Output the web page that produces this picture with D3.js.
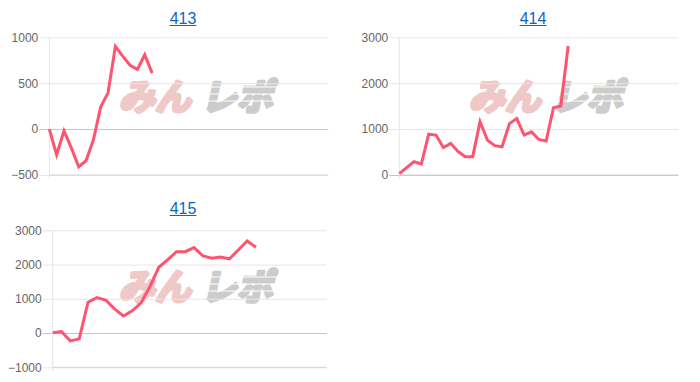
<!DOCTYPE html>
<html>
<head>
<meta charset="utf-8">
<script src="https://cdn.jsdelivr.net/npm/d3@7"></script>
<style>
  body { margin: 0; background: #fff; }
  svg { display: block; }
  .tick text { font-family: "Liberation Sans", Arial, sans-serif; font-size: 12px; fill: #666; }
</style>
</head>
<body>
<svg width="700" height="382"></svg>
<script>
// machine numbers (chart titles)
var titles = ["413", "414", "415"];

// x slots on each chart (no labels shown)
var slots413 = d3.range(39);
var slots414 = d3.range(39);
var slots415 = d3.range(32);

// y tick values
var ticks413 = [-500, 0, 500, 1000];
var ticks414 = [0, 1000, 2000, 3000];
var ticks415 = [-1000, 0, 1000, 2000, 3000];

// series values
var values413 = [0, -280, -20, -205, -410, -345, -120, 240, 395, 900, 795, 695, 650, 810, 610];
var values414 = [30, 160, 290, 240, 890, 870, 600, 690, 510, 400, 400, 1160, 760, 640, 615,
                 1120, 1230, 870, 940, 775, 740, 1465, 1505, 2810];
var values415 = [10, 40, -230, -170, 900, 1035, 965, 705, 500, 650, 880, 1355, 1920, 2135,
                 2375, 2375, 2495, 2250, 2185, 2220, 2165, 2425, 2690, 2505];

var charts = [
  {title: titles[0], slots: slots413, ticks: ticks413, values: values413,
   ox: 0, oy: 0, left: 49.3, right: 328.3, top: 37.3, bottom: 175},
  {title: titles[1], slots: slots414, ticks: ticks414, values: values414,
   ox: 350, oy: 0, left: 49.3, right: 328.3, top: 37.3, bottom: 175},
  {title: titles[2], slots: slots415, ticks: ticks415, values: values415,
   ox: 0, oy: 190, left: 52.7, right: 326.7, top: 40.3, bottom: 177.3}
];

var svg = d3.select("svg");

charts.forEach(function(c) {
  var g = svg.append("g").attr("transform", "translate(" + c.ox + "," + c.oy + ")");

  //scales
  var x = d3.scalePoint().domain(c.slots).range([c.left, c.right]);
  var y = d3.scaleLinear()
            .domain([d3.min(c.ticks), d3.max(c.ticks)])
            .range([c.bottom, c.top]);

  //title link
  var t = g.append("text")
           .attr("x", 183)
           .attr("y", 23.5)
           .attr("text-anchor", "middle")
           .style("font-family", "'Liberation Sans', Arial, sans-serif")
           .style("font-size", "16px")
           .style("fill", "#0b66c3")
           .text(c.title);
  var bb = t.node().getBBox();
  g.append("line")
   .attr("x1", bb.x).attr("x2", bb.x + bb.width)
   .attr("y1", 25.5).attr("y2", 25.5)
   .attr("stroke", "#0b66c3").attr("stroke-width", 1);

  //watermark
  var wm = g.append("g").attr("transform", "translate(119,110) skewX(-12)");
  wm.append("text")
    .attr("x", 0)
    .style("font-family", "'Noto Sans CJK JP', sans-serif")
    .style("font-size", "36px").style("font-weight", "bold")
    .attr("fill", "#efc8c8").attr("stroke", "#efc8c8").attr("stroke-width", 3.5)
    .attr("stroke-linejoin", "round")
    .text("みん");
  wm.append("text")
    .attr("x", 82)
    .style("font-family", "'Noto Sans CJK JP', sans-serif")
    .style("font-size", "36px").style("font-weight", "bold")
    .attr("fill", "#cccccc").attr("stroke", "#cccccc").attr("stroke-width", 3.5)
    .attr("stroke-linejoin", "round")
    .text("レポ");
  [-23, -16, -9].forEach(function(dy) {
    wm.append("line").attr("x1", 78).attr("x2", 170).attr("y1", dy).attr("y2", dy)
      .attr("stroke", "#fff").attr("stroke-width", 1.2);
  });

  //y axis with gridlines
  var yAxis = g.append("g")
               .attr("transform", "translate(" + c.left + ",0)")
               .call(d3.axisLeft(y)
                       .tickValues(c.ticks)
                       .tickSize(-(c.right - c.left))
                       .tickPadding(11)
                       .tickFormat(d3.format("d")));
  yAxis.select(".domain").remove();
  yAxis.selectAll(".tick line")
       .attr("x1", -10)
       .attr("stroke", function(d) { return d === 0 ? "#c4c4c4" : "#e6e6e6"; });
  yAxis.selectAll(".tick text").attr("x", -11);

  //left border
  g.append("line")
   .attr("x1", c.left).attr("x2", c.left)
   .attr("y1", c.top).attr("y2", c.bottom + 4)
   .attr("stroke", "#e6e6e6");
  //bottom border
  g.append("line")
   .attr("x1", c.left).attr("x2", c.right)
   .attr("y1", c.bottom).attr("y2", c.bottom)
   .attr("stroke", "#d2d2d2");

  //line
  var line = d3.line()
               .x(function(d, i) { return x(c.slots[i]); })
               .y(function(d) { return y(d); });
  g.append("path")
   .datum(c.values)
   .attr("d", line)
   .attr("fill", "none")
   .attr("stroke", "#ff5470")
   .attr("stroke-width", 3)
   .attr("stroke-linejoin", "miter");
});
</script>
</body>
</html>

────────

■ Written exercise:
Set down all the data again exactly as above, pictures excluded.

■ The answer:
Output the web page that produces this picture with D3.js.
<!DOCTYPE html>
<html>
<head>
<meta charset="utf-8">
<script src="https://cdn.jsdelivr.net/npm/d3@7"></script>
<style>
  body { margin: 0; background: #fff; }
  svg { display: block; }
  .tick text { font-family: "Liberation Sans", Arial, sans-serif; font-size: 12px; fill: #666; }
</style>
</head>
<body>
<svg width="700" height="382"></svg>
<script>
// machine numbers (chart titles)
var titles = ["413", "414", "415"];

// x slots on each chart (no labels shown)
var slots413 = d3.range(39);
var slots414 = d3.range(39);
var slots415 = d3.range(32);

// y tick values
var ticks413 = [-500, 0, 500, 1000];
var ticks414 = [0, 1000, 2000, 3000];
var ticks415 = [-1000, 0, 1000, 2000, 3000];

// series values
var values413 = [0, -280, -20, -205, -410, -345, -120, 240, 395, 900, 795, 695, 650, 810, 610];
var values414 = [30, 160, 290, 240, 890, 870, 600, 690, 510, 400, 400, 1160, 760, 640, 615,
                 1120, 1230, 870, 940, 775, 740, 1465, 1505, 2810];
var values415 = [10, 40, -230, -170, 900, 1035, 965, 705, 500, 650, 880, 1355, 1920, 2135,
                 2375, 2375, 2495, 2250, 2185, 2220, 2165, 2425, 2690, 2505];

var charts = [
  {title: titles[0], slots: slots413, ticks: ticks413, values: values413,
   ox: 0, oy: 0, left: 49.3, right: 328.3, top: 37.3, bottom: 175},
  {title: titles[1], slots: slots414, ticks: ticks414, values: values414,
   ox: 350, oy: 0, left: 49.3, right: 328.3, top: 37.3, bottom: 175},
  {title: titles[2], slots: slots415, ticks: ticks415, values: values415,
   ox: 0, oy: 190, left: 52.7, right: 326.7, top: 40.3, bottom: 177.3}
];

var svg = d3.select("svg");

charts.forEach(function(c) {
  var g = svg.append("g").attr("transform", "translate(" + c.ox + "," + c.oy + ")");

  //scales
  var x = d3.scalePoint().domain(c.slots).range([c.left, c.right]);
  var y = d3.scaleLinear()
            .domain([d3.min(c.ticks), d3.max(c.ticks)])
            .range([c.bottom, c.top]);

  //title link
  var t = g.append("text")
           .attr("x", 183)
           .attr("y", 23.5)
           .attr("text-anchor", "middle")
           .style("font-family", "'Liberation Sans', Arial, sans-serif")
           .style("font-size", "16px")
           .style("fill", "#0b66c3")
           .text(c.title);
  var bb = t.node().getBBox();
  g.append("line")
   .attr("x1", bb.x).attr("x2", bb.x + bb.width)
   .attr("y1", 25.5).attr("y2", 25.5)
   .attr("stroke", "#0b66c3").attr("stroke-width", 1);

  //watermark
  var wm = g.append("g").attr("transform", "translate(119,110) skewX(-12)");
  wm.append("text")
    .attr("x", 0)
    .style("font-family", "'Noto Sans CJK JP', sans-serif")
    .style("font-size", "36px").style("font-weight", "bold")
    .attr("fill", "#efc8c8").attr("stroke", "#efc8c8").attr("stroke-width", 3.5)
    .attr("stroke-linejoin", "round")
    .text("みん");
  wm.append("text")
    .attr("x", 82)
    .style("font-family", "'Noto Sans CJK JP', sans-serif")
    .style("font-size", "36px").style("font-weight", "bold")
    .attr("fill", "#cccccc").attr("stroke", "#cccccc").attr("stroke-width", 3.5)
    .attr("stroke-linejoin", "round")
    .text("レポ");
  [-23, -16, -9].forEach(function(dy) {
    wm.append("line").attr("x1", 78).attr("x2", 170).attr("y1", dy).attr("y2", dy)
      .attr("stroke", "#fff").attr("stroke-width", 1.2);
  });

  //y axis with gridlines
  var yAxis = g.append("g")
               .attr("transform", "translate(" + c.left + ",0)")
               .call(d3.axisLeft(y)
                       .tickValues(c.ticks)
                       .tickSize(-(c.right - c.left))
                       .tickPadding(11)
                       .tickFormat(d3.format("d")));
  yAxis.select(".domain").remove();
  yAxis.selectAll(".tick line")
       .attr("x1", -10)
       .attr("stroke", function(d) { return d === 0 ? "#c4c4c4" : "#e6e6e6"; });
  yAxis.selectAll(".tick text").attr("x", -11);

  //left border
  g.append("line")
   .attr("x1", c.left).attr("x2", c.left)
   .attr("y1", c.top).attr("y2", c.bottom + 4)
   .attr("stroke", "#e6e6e6");
  //bottom border
  g.append("line")
   .attr("x1", c.left).attr("x2", c.right)
   .attr("y1", c.bottom).attr("y2", c.bottom)
   .attr("stroke", "#d2d2d2");

  //line
  var line = d3.line()
               .x(function(d, i) { return x(c.slots[i]); })
               .y(function(d) { return y(d); });
  g.append("path")
   .datum(c.values)
   .attr("d", line)
   .attr("fill", "none")
   .attr("stroke", "#ff5470")
   .attr("stroke-width", 3)
   .attr("stroke-linejoin", "miter");
});
</script>
</body>
</html>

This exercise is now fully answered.